7. To achieve this, we are working with the private sector to strengthen the security of our infocomm infrastructure. This can be done through enhancing security situational awareness and raising the level of infocomm security practices, especially in critical sectors such as energy and telecommunications. As each sector will also have its unique security requirements, a one-size-fits-all solution will not suffice. Under our second Masterplan, the Government, together with the private sector, will jointly look into sector-specific approaches to securing our CII.

8. Equally important is the need to ensure that our people are well-equipped with ICT security competencies. Members from the public and private sectors have formed a Cyber Security Awareness Alliance that will develop programmes to promote the awareness and adoption of essential ICT security practices among end-users.

9. Our Masterplan also looks at boosting the competencies of security professionals.

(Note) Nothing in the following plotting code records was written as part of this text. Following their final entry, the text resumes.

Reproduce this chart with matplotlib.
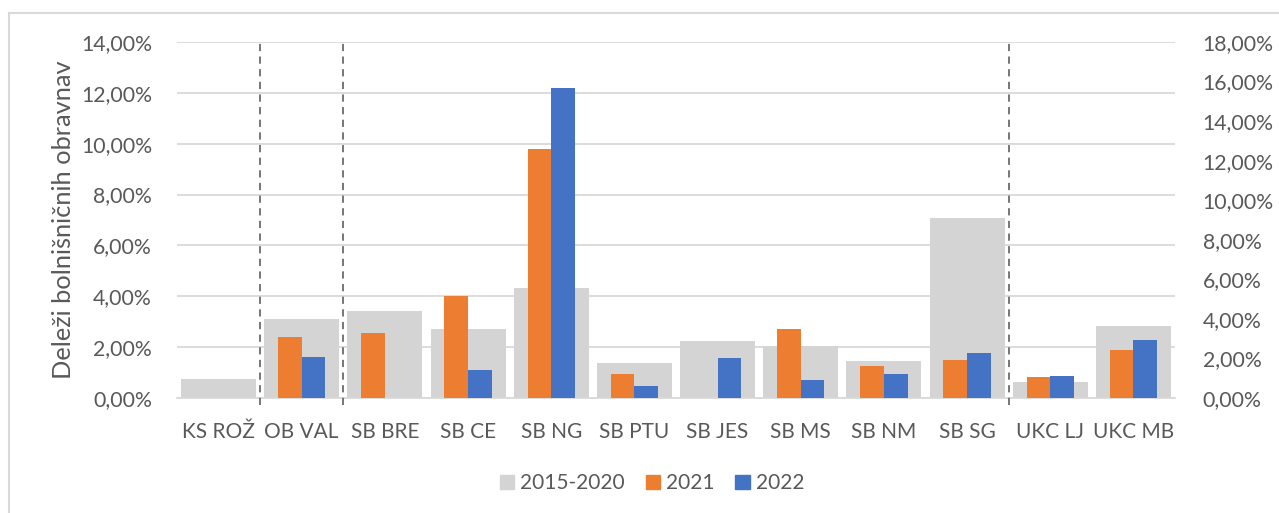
import matplotlib
matplotlib.use("Agg")
import matplotlib.pyplot as plt
from matplotlib.ticker import FuncFormatter, MultipleLocator
from matplotlib.lines import Line2D
from matplotlib.patches import Patch
import numpy as np

categories = ["KS ROŽ", "OB VAL", "SB BRE", "SB CE", "SB NG", "SB PTU", "SB JES",
              "SB MS", "SB NM", "SB SG", "UKC LJ", "UKC MB"]
# 2015-2020 (left axis, %)
s_2015_2020 = [0.76, 3.11, 3.43, 2.70, 4.32, 1.37, 2.23, 2.04, 1.44, 7.07, 0.62, 2.82]
# 2021 and 2022 (right axis, %)
s_2021 = [0.0, 3.06, 3.31, 5.18, 12.59, 1.20, 0.0, 3.48, 1.60, 1.94, 1.06, 2.41]
s_2022 = [0.0, 2.06, 0.0, 1.40, 15.66, 0.63, 2.01, 0.90, 1.23, 2.26, 1.10, 2.92]
separators = [0.5, 1.5, 9.5]
labels = ["2015-2020", "2021", "2022"]

GRAY = "#d4d4d4"
ORANGE = "#ED7D31"
BLUE = "#4472C4"
TXT = "#595959"
GRID = "#d9d9d9"

plt.rcParams["font.family"] = ["Lato", "DejaVu Sans"]
FS = 15.3

fig = plt.figure(figsize=(12.79, 5.13), dpi=100)
ax = fig.add_axes([177/1279, 1-398/513, (1175-177)/1279, (398-42)/513])
ax2 = ax.twinx()

x = np.arange(len(categories))
ax.bar(x, s_2015_2020, width=0.9, color=GRAY, zorder=2)
bw = 0.285
ax2.bar(x - bw/2, s_2021, width=bw, color=ORANGE, zorder=3)
ax2.bar(x + bw/2, s_2022, width=bw, color=BLUE, zorder=3)

ax.set_xlim(-0.5, len(categories) - 0.5)
ax.set_ylim(0, 14)
ax2.set_ylim(0, 18)
ax.yaxis.set_major_locator(MultipleLocator(2))
ax2.yaxis.set_major_locator(MultipleLocator(2))
fmt = FuncFormatter(lambda v, p: f"{v:.2f}%".replace(".", ","))
ax.yaxis.set_major_formatter(fmt)
ax2.yaxis.set_major_formatter(fmt)

ax.grid(axis="y", color=GRID, linewidth=1.3, zorder=0)
ax.set_axisbelow(True)

for s in separators:
    ax2.plot([s, s], [-0.35, 18], color="#6b6b6b", linestyle=(0, (4, 3)),
             linewidth=1.3, zorder=4, clip_on=False)

for a in (ax, ax2):
    for sp in a.spines.values():
        sp.set_visible(False)
    a.tick_params(axis="both", length=0, labelsize=FS, labelcolor=TXT)
ax.spines["bottom"].set_visible(True)
ax.spines["bottom"].set_color(GRID)
ax.spines["bottom"].set_linewidth(1.3)
ax2.patch.set_visible(False)

ax.set_xticks(x)
ax.set_xticklabels(categories)
ax.tick_params(axis="x", pad=17, labelsize=15)
ax.tick_params(axis="y", pad=18)
ax2.tick_params(axis="y", pad=20)

ax.set_ylabel("Deleži bolnišničnih obravnav", fontsize=18.3, color=TXT, labelpad=4)

handles = [Patch(color=GRAY), Patch(color=ORANGE), Patch(color=BLUE)]
fig.legend(handles, labels, loc="center", bbox_to_anchor=(652/1279, 1-483/513), ncol=3,
           frameon=False, fontsize=15, labelcolor=TXT, handlelength=0.68,
           handleheight=0.68, handletextpad=0.3, columnspacing=1.0)

fig.add_artist(Line2D([9/1279, 9/1279], [0, 1-13/513], color=GRID, linewidth=1.5))
fig.add_artist(Line2D([9/1279, 1], [1-13/513, 1-13/513], color=GRID, linewidth=1.5))

fig.savefig("out.png", dpi=100)
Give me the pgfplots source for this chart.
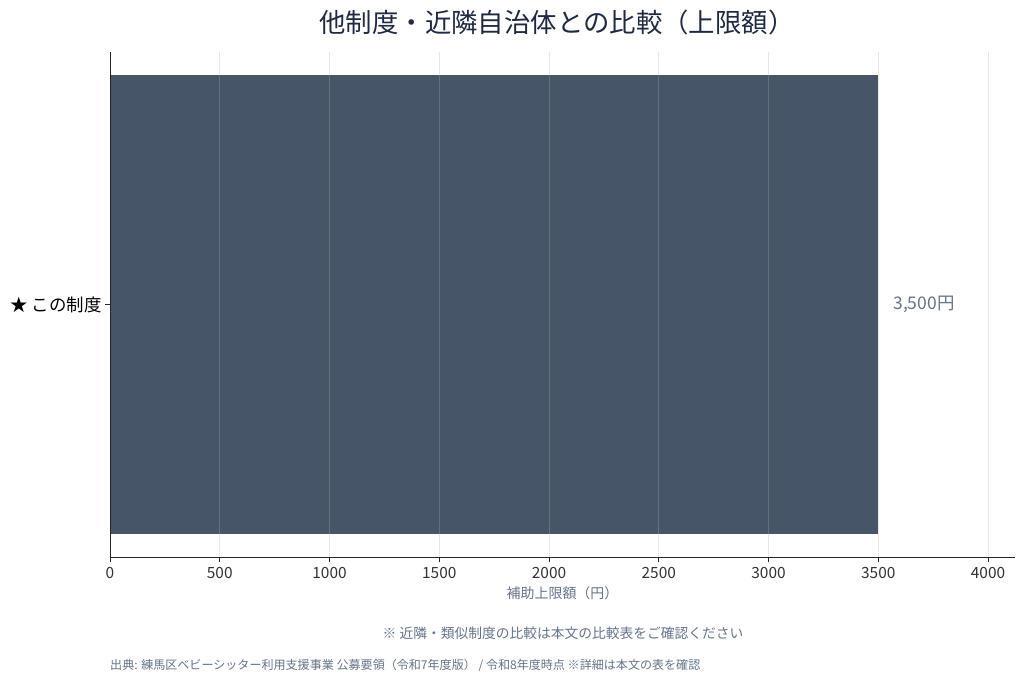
\documentclass[border=0pt]{standalone}
\usepackage{fontspec}
\setmainfont{Noto Sans CJK JP}
\usepackage{pgfplots}
\pgfplotsset{compat=1.18}
\definecolor{barcol}{HTML}{475569}
\definecolor{titlecol}{HTML}{1E2A44}
\definecolor{notecol}{HTML}{64748B}
\definecolor{gridcol}{HTML}{B0B0B0}
\begin{document}
\begin{tikzpicture}[x=1bp,y=1bp]
\useasboundingbox (0,0) rectangle (1024,681);
\begin{axis}[
    at={(110bp,124bp)}, anchor=south west,
    scale only axis, width=905bp, height=505bp,
    xbar, bar width=1,
    xmin=0, xmax=4123, ymin=-0.55, ymax=0.55,
    axis on top, clip=false,
    axis x line*=bottom, axis y line*=left,
    axis line style={-, draw=black!85, line width=0.9bp},
    xtick={0,500,...,4000},
    ytick={0}, yticklabels={★ この制度},
    tick align=outside, major tick length=5bp,
    tick style={draw=black!85, line width=0.8bp},
    xmajorgrids, major grid style={draw=gridcol, draw opacity=0.3, line width=0.8bp},
    /pgf/number format/assume math mode=true,
    /pgf/number format/1000 sep={},
    xticklabel style={font=\fontsize{15.5}{18}\selectfont, text=black!80, yshift=-2bp},
    yticklabel style={font=\fontsize{17.5}{20}\selectfont, text=black},
    xlabel={補助上限額（円）},
    xlabel style={font=\fontsize{14}{16}\selectfont, text=notecol, yshift=-1bp},
  ]
  \addplot[fill=barcol, draw=none] coordinates {(3500,0)};
  \node[anchor=west, inner sep=0pt, text=notecol, font=\fontsize{17.5}{20}\selectfont, xshift=15bp]
    at (axis cs:3500,0) {3,500円};
\end{axis}
\node[text=titlecol, font=\fontsize{26.5}{30}\selectfont] at (557,659) {他制度・近隣自治体との比較（上限額）};
\node[text=notecol, font=\fontsize{13.8}{16}\selectfont] at (563,48) {※ 近隣・類似制度の比較は本文の比較表をご確認ください};
\node[anchor=west, inner sep=0pt, text=notecol, font=\fontsize{12.1}{14}\selectfont] at (110,16) {出典: 練馬区ベビーシッター利用支援事業 公募要領（令和7年度版） / 令和8年度時点 ※詳細は本文の表を確認};
\end{tikzpicture}
\end{document}
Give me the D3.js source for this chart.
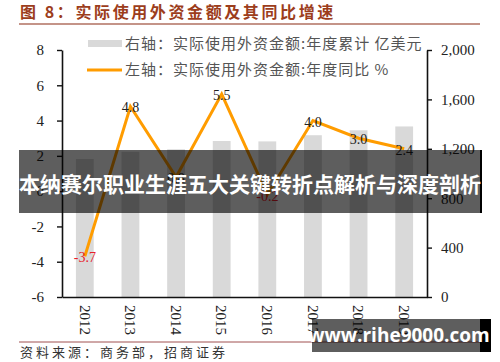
<!DOCTYPE html>
<html><head><meta charset="utf-8">
<script src="https://cdn.jsdelivr.net/npm/d3@7"></script>
<style>
body{margin:0;background:#fff;}
svg{display:block;}
</style></head>
<body>
<svg id="c" width="500" height="362"></svg>
<script>
const years = ["2012","2013","2014","2015","2016","2017","2018","2019"];
const amount = [1117, 1176, 1196, 1263, 1260, 1310, 1350, 1381];
const growth = [-3.7, 4.8, 0.8, 5.5, -0.2, 4.0, 3.0, 2.4];
const growthLabels = ["-3.7","4.8","0.8","5.5","-0.2","4.0","3.0","2.4"];
const leftTicks = [-6,-4,-2,0,2,4,6,8];
const rightTicks = [0,400,800,1200,1600,2000];
const title = "图 8：实际使用外资金额及其同比增速";
const legendBar = "右轴：实际使用外资金额:年度累计 亿美元";
const legendLine = "左轴：实际使用外资金额:年度同比 %";
const source = "资料来源：商务部，招商证券";
const banner = "本纳赛尔职业生涯五大关键转折点解析与深度剖析";
const watermark = "www.rihe9000.com";

const svg = d3.select("#c");
const serif = "'Liberation Serif','DejaVu Serif',serif";
const cjk = "'Noto Sans CJK SC','Noto Sans',sans-serif";
const orange = "#ff9c00", grey = "#d9d9d9", brown = "#9c3d1c";

// title
svg.append("text").attr("x",20).attr("y",18).attr("fill",brown)
  .attr("font-family",cjk).attr("font-weight","bold").attr("font-size",16)
  .attr("letter-spacing",2.6).text(title);
svg.append("line").attr("x1",19).attr("x2",480).attr("y1",24).attr("y2",24)
  .attr("stroke","#b07060").attr("stroke-width",1.5);

const x = d3.scaleBand().domain(years).range([62,427]).paddingInner(0.61).paddingOuter(0.305);
const yL = d3.scaleLinear().domain([-6,8]).range([297,50]);
const yR = d3.scaleLinear().domain([0,2000]).range([297,50]);

// bars
svg.append("g").selectAll("rect").data(years).join("rect")
  .attr("x",d=>x(d)).attr("width",x.bandwidth())
  .attr("y",(d,i)=>yR(amount[i])).attr("height",(d,i)=>yR(0)-yR(amount[i]))
  .attr("fill",grey);

// line
const line = d3.line().x((d,i)=>x(years[i])+x.bandwidth()/2).y(d=>yL(d));
svg.append("path").datum(growth).attr("d",line).attr("fill","none")
  .attr("stroke",orange).attr("stroke-width",3).attr("stroke-linejoin","miter");

// labels
svg.append("g").selectAll("text").data(growth).join("text")
  .attr("x",(d,i)=>x(years[i])+x.bandwidth()/2)
  .attr("y",d=>yL(d)+6)
  .attr("text-anchor","middle").attr("font-family",serif).attr("font-size",14)
  .attr("fill",d=>d<0?"#e8202a":"#222")
  .text((d,i)=>growthLabels[i]);

// axes
const gL = svg.append("g").attr("transform","translate(62,0)")
  .call(d3.axisLeft(yL).tickValues(leftTicks).tickSize(5).tickSizeOuter(0).tickPadding(13)
    .tickFormat(d=>String(d)));
const gR = svg.append("g").attr("transform","translate(427,0)")
  .call(d3.axisRight(yR).tickValues(rightTicks).tickSize(5).tickSizeOuter(0).tickPadding(9)
    .tickFormat(d=>d3.format(",")(d)));
const gB = svg.append("g").attr("transform","translate(0,297)")
  .call(d3.axisBottom(x).tickSize(0).tickSizeOuter(0).tickPadding(0));
[gL,gR,gB].forEach(g=>{
  g.selectAll("path.domain").attr("stroke","#111").attr("stroke-width",1.6);
  g.selectAll("line").attr("stroke","#111").attr("stroke-width",1.4);
  g.selectAll("text").attr("font-family",serif).attr("font-size",15).attr("fill","#222");
});
gB.selectAll("text").attr("transform","rotate(90)").attr("text-anchor","start")
  .attr("x",8).attr("y",0).attr("dy","0.35em");

// legend
svg.append("rect").attr("x",88).attr("y",40).attr("width",34).attr("height",7).attr("fill",grey);
svg.append("text").attr("x",125).attr("y",49).attr("font-family",cjk).attr("font-size",15)
  .attr("letter-spacing",1).attr("fill","#555").text(legendBar);
svg.append("line").attr("x1",87).attr("x2",122).attr("y1",70).attr("y2",70)
  .attr("stroke",orange).attr("stroke-width",3);
svg.append("text").attr("x",125).attr("y",75).attr("font-family",cjk).attr("font-size",15)
  .attr("letter-spacing",1).attr("fill","#555").text(legendLine);

// source
svg.append("line").attr("x1",19).attr("x2",480).attr("y1",342).attr("y2",342)
  .attr("stroke","#a05050").attr("stroke-width",1);
svg.append("text").attr("x",20).attr("y",357).attr("font-family",cjk).attr("font-size",13)
  .attr("letter-spacing",3).attr("fill","#333").text(source);

// overlay banner
svg.append("rect").attr("x",19).attr("y",150).attr("width",461).attr("height",63)
  .attr("fill","rgba(0,0,0,0.63)");
svg.append("rect").attr("x",480).attr("y",150).attr("width",2).attr("height",63).attr("fill","#000");
svg.append("text").attr("x",250).attr("y",192).attr("text-anchor","middle")
  .attr("font-family",cjk).attr("font-weight","bold").attr("font-size",21)
  .attr("fill","#fff").text(banner);

// watermark
svg.append("rect").attr("x",312).attr("y",319).attr("width",168).attr("height",33)
  .attr("fill","rgba(0,0,0,0.63)");
svg.append("rect").attr("x",480).attr("y",319).attr("width",11).attr("height",33).attr("fill","#000");
svg.append("text").attr("x",399).attr("y",342).attr("text-anchor","middle")
  .attr("font-family","'Open Sans','DejaVu Sans',sans-serif").attr("font-weight","bold").attr("font-size",19)
  .attr("fill","#fff").text(watermark);
</script>
</body></html>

The Association of Information Security Professionals is a Government and industry collaboration which aims to transform infocomm security into a well-regarded profession, and to build a critical pool of competent infocomm security professionals who subscribe to the highest professional standards.

Meridian as a Platform for International CIIP Collaboration

10. I believe you would have similar initiatives in your respective countries. This is where the Meridian process is invaluable. It offers a platform for government policy-makers from around the world to come together to learn from each another.

Conference Theme: CIIP Policies in Action

11. The theme for this year’s Meridian Conference is “CIIP Policies in Action”. While CIIP policies may be conceptually sound, they must also be practical and suitable for implementation in a real-world setting. In order to generate more insights at this conference, the programme committee has brought together speakers to cover topics on common challenges currently faced by policy makers. These include issues of balancing security and financial costs and fostering greater public-private partnerships. Panel discussions, interactive workshops and site visits have also been arranged to facilitate the exchange of ideas and opinions. The perspectives gathered should help to guide you towards developing more comprehensive policies.

Singapore's Commitment to Meridian

12. Singapore strongly supports the Meridian process. As the incoming President of the Meridian process, Singapore will lead a Meridian Working Group to explore and develop opportunities for cross-border collaboration. I am pleased that Australia, Japan, the Netherlands, the United Kingdom, and the United States have already agreed to be members of this Working Group. Working together, we can advance the Meridian process to make our world, physical and cyber, a safer place for all.


13. On this note, I wish all of you a fruitful time in the Meridian Conference 2008 and an enjoyable stay in Singapore. Thank you.